# LFS in Manila, Philippines. Where do you get your stuff?



## tokpaler

I just realized that there are several Filipinos here in this forum! What's up everyone!

Where do you get your stuff? =D

I have GAS (Gear Acquisition Syndrome) and I don't know which LFS carry what and where to get them =b 

Advice? 

Thanks in advance!


----------



## specks

Check out myphals.com/forums . Its has tons of links to LFS in the Philippines.


----------



## tokpaler

I've heard about them, but never thought about checking them out. I always thought that they were exclusively Arowanas and Flower Horns...

Thanks for the link! =)

Another thing too..

Has anyone ever bought anything from anywhere besides Philippines and had it ship here? They worked well for me with other stuff, just not sure if it's still feasible with aquarium stuff.


----------



## specks

The site is also focused on planted tanks aside from FHs and Arowanas.

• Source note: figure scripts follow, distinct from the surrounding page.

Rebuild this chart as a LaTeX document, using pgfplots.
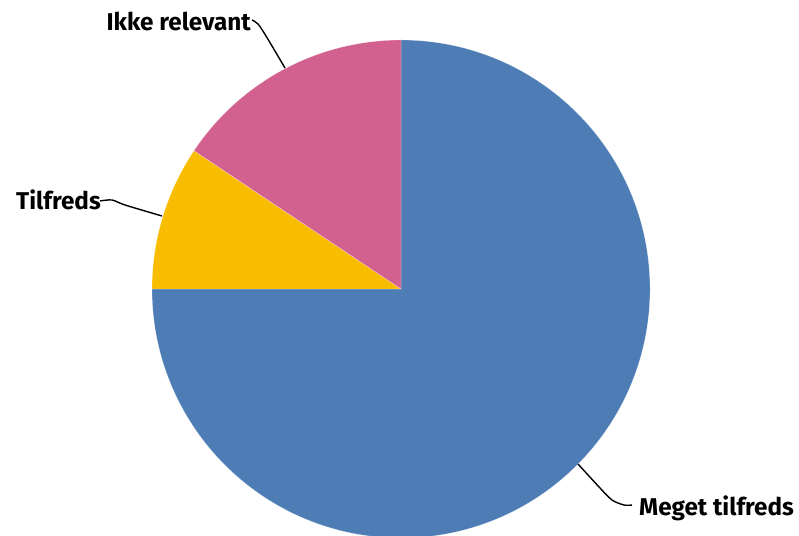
\documentclass[border=0pt]{standalone}
\usepackage{pgfplots}
\usepackage{pgfplotstable}
\pgfplotsset{compat=1.18}
\usepackage{fontspec}
\setmainfont{Fira Sans}
\definecolor{cblue}{RGB}{78,125,181}
\definecolor{cyellow}{RGB}{248,188,0}
\definecolor{cpink}{RGB}{211,97,143}
\pgfplotstableread{
label value
Meget 24
Tilfreds 3
Ikke 5
}\piedata
\begin{document}
\begin{tikzpicture}
\pgfplotstablegetelem{0}{value}\of\piedata \pgfmathsetmacro{\va}{\pgfplotsretval}
\pgfplotstablegetelem{1}{value}\of\piedata \pgfmathsetmacro{\vb}{\pgfplotsretval}
\pgfplotstablegetelem{2}{value}\of\piedata \pgfmathsetmacro{\vc}{\pgfplotsretval}
\pgfmathsetmacro{\tot}{\va+\vb+\vc}
\pgfmathsetmacro{\aA}{90-360*\va/\tot}
\pgfmathsetmacro{\aB}{\aA-360*\vb/\tot}
\pgfmathsetmacro{\aC}{\aB-360*\vc/\tot}
\begin{axis}[at={(0,0)}, anchor=south west, x=1pt, y=1pt, xmin=0, xmax=799, ymin=0, ymax=535,
  scale only axis, hide axis]
\fill[cblue, draw=white, line width=0.3pt, draw opacity=0.6] (axis cs:401,246) -- ++(90:249pt) arc[start angle=90, end angle=\aA, radius=249pt] -- cycle;
\fill[cyellow, draw=white, line width=0.3pt, draw opacity=0.6] (axis cs:401,246) -- ++(\aA:249pt) arc[start angle=\aA, end angle=\aB, radius=249pt] -- cycle;
\fill[cpink, draw=white, line width=0.3pt, draw opacity=0.6] (axis cs:401,246) -- ++(\aB:249pt) arc[start angle=\aB, end angle=\aC, radius=249pt] -- cycle;
\addplot[black, line width=1.4pt, smooth, no marks] coordinates {(252,515) (258,511) (266,499) (285,467)};
\addplot[black, line width=1.4pt, smooth, no marks] coordinates {(100,334) (112,335) (125,330) (162,319)};
\addplot[black, line width=1.4pt, smooth, no marks] coordinates {(578,71) (600,47) (612,35) (624,30) (632,30)};
\node[anchor=base east, inner sep=0pt, font=\bfseries\fontsize{24.3}{28}\selectfont] at (axis cs:251,504) {Ikke relevant};
\node[anchor=base east, inner sep=0pt, font=\bfseries\fontsize{24.3}{28}\selectfont] at (axis cs:101,325) {Tilfreds};
\node[anchor=base west, inner sep=0pt, font=\bfseries\fontsize{24.3}{28}\selectfont] at (axis cs:639,20) {Meget tilfreds};
\end{axis}
\pgfresetboundingbox
\path[use as bounding box] (0,0) rectangle (799pt,535pt);
\end{tikzpicture}
\end{document}
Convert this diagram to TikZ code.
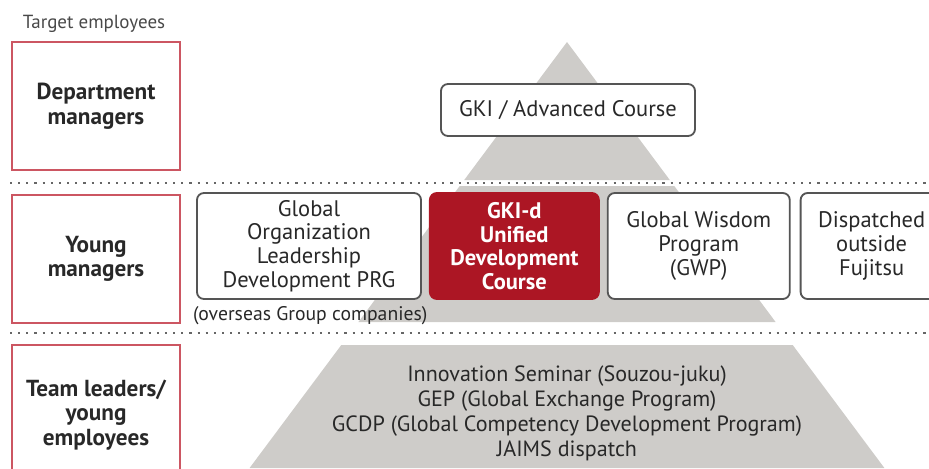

I haven't yet imported anything but I had done lots of domestic shipments.


----------



## mistuhmarc

The Petco SM Ecoland Branch actually houses ADA philippines. I don't live near there but I've seen pictures on instagram that they reside there. I'm not sure if this is of any use xD.


----------



## perlguy

I'm not Pinoy, but my wife is. Both our Walstad tanks are Philippine themed.

The rocks in my second 10 gallon Walstad tank are from the waterfalls in Real, Quezon and the ocean in Quezon province.

Petsmart sells a lot of decorations that are made in the Philippines. The Petsmart hut bubbler decoration in my first 20 gallon tank is based on an actual nipa hut / bahay kubo.


----------